→ Task description: Retype exactly the lines from the first one through the line with "import plotly.graph_objects as go", including both ends; skip any pictures.

= = = =

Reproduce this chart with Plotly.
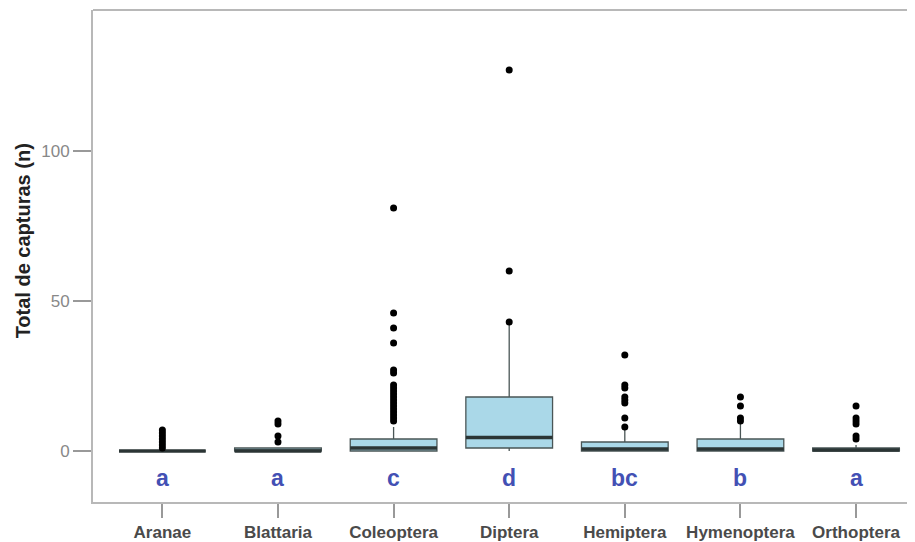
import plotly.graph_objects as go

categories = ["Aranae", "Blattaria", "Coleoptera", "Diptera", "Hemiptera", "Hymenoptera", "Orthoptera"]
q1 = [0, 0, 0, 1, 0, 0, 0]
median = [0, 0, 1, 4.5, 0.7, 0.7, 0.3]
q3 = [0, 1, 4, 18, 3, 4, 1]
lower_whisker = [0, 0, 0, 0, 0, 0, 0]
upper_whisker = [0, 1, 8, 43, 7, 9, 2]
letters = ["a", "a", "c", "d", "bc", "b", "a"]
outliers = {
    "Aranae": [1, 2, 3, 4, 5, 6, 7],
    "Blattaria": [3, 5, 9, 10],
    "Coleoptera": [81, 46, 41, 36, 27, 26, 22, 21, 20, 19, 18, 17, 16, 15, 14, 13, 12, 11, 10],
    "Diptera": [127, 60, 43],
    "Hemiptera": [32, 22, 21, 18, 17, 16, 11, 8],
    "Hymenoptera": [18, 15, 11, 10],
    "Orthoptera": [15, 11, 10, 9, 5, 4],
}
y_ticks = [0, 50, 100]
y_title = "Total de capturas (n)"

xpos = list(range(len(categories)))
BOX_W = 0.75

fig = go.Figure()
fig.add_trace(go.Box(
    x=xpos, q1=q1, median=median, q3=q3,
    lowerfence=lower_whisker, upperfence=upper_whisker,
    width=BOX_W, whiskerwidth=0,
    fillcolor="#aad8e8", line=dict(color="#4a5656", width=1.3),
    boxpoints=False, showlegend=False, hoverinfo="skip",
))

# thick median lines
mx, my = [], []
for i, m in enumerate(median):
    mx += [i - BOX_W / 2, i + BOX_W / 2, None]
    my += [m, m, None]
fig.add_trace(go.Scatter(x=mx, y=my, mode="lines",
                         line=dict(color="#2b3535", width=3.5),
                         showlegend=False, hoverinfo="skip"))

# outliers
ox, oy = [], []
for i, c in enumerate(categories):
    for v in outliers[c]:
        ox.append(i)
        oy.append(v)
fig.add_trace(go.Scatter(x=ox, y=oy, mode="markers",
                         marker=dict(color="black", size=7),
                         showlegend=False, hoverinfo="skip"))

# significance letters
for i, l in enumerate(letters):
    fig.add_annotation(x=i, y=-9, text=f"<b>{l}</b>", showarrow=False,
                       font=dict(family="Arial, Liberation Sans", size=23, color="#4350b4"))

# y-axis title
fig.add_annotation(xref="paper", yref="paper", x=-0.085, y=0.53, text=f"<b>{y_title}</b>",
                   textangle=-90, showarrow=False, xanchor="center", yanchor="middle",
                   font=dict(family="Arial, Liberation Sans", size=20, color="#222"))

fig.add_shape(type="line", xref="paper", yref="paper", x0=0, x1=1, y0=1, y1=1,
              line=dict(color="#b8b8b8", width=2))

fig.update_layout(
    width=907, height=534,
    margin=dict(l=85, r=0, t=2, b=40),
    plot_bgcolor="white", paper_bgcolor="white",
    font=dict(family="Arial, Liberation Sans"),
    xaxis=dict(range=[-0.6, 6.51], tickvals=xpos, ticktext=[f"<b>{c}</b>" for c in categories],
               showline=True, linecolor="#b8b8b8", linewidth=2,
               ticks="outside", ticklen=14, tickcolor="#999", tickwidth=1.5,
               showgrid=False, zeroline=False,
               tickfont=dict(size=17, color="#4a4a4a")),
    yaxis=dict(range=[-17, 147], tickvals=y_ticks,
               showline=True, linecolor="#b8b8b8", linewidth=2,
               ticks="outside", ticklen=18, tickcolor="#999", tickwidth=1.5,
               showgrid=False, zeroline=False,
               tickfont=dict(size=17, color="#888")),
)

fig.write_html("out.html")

= = = =

→ Finished answer:
Reproduce this chart with Plotly.
import plotly.graph_objects as go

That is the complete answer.